Our own office was hit a year or so ago. We were escrowing funds for an agent’s large commercial transaction, and the agent received a bogus e-mail purportedly but not actually from us telling him to send the money in a different direction. Thankfully, our very astute agent had attended sufficient seminars and read enough fraud alerts to take the simple step of calling us.  Fraud averted!

American Land Title Association and others have written that fraudsters are now attacking buyers, not just businesses who hold escrow funds. And it is happening here!

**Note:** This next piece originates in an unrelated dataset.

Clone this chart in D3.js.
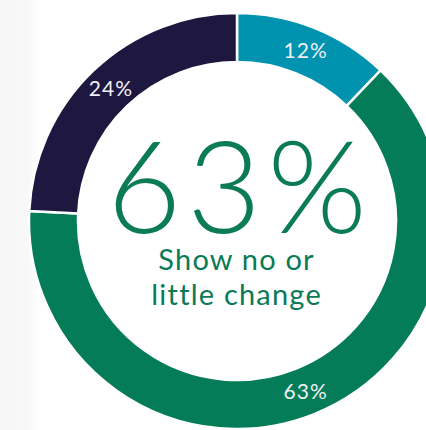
<!DOCTYPE html>
<html>
<head>
<meta charset="utf-8">
<script src="https://cdn.jsdelivr.net/npm/d3@7"></script>
<style>
  html, body { margin: 0; padding: 0; background: #ffffff; }
  svg { display: block; }
</style>
</head>
<body>
<script>
// Share of respondents by amount of change
const categories = ["Large change", "Show no or little change", "Some change"];
const values = [12, 63, 24];
const colors = ["#0093b0", "#047c57", "#1e1840"];
const headline = "63%";
const caption = ["Show no or", "little change"];

const width = 426, height = 430;
const cx = 237, cy = 221;
const outerR = 208, innerR = 159;
const fontFamily = "Lato, 'Open Sans', sans-serif";

const svg = d3.select("body").append("svg")
  .attr("width", width)
  .attr("height", height);

// soft grey page edge on the left
const defs = svg.append("defs");
const grad = defs.append("linearGradient").attr("id", "edge").attr("x1", 0).attr("x2", 1);
grad.append("stop").attr("offset", "0%").attr("stop-color", "#f6f6f6");
grad.append("stop").attr("offset", "70%").attr("stop-color", "#f8f8f8");
grad.append("stop").attr("offset", "100%").attr("stop-color", "#ffffff");
svg.append("rect").attr("x", 0).attr("y", 0).attr("width", 40).attr("height", height)
  .attr("fill", "url(#edge)");

const pie = d3.pie().sort(null).value(d => d)(values);
const arc = d3.arc().innerRadius(innerR).outerRadius(outerR);
const midR = (innerR + outerR) / 2;
const labelArc = d3.arc().innerRadius(midR).outerRadius(midR);

const g = svg.append("g").attr("transform", `translate(${cx},${cy})`);

g.selectAll("path.slice")
  .data(pie)
  .join("path")
  .attr("class", "slice")
  .attr("d", arc)
  .attr("fill", (d, i) => colors[i])
  .attr("stroke", "#ffffff")
  .attr("stroke-width", 2.5);

// value labels on the ring (letter-spacing adds a trailing gap, so nudge right by half)
const labelLs = 1;
g.selectAll("text.val")
  .data(pie)
  .join("text")
  .attr("class", "val")
  .attr("transform", d => {
    const [x, y] = labelArc.centroid(d);
    return `translate(${x + labelLs / 2},${y})`;
  })
  .attr("text-anchor", "middle")
  .attr("dy", "0.36em")
  .attr("fill", "#eef0f4")
  .attr("font-family", fontFamily)
  .attr("font-weight", 400)
  .attr("font-size", 21)
  .attr("letter-spacing", labelLs)
  .text(d => d.data + "%");

// centre headline
const headLs = 6;
g.append("text")
  .attr("x", headLs / 2)
  .attr("y", 233 - cy)
  .attr("text-anchor", "middle")
  .attr("fill", "#0b7a56")
  .attr("font-family", fontFamily)
  .attr("font-weight", 300)
  .attr("font-size", 128)
  .attr("letter-spacing", headLs)
  .text(headline);

const capLs = 1.2;
g.selectAll("text.cap")
  .data(caption)
  .join("text")
  .attr("class", "cap")
  .attr("x", capLs / 2 - 1)
  .attr("y", (d, i) => 270 - cy + i * 35)
  .attr("text-anchor", "middle")
  .attr("fill", "#0b7a56")
  .attr("font-family", fontFamily)
  .attr("font-weight", 400)
  .attr("font-size", 29)
  .attr("letter-spacing", capLs)
  .text(d => d);
</script>
</body>
</html>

Within the last few weeks we have heard of three email securityattempts of this nature in Charleston, at least one of which was successful. A buyer wired $150,000 to the wrong account on a Friday afternoon based on a bogus e-mail, spoofed to appear as if it came from the closing attorney. The e-mail said the firm was busy, and advised the recipient not to call but to respond by e-mail if there were questions. That should have been the first clue. The buyer and the banker both said they thought the e-mail and wiring instructions looked funny. But they sent the money out anyway.

Buyers have not attended the seminars nor read the fraud bulletins that have inundated all of us in the last few years. Closing attorneys and real estate agents may be the best line of defense in this situation.

Please communicate with your clients and let them know that a simple telephone call can prevent the diversion of their savings to criminals!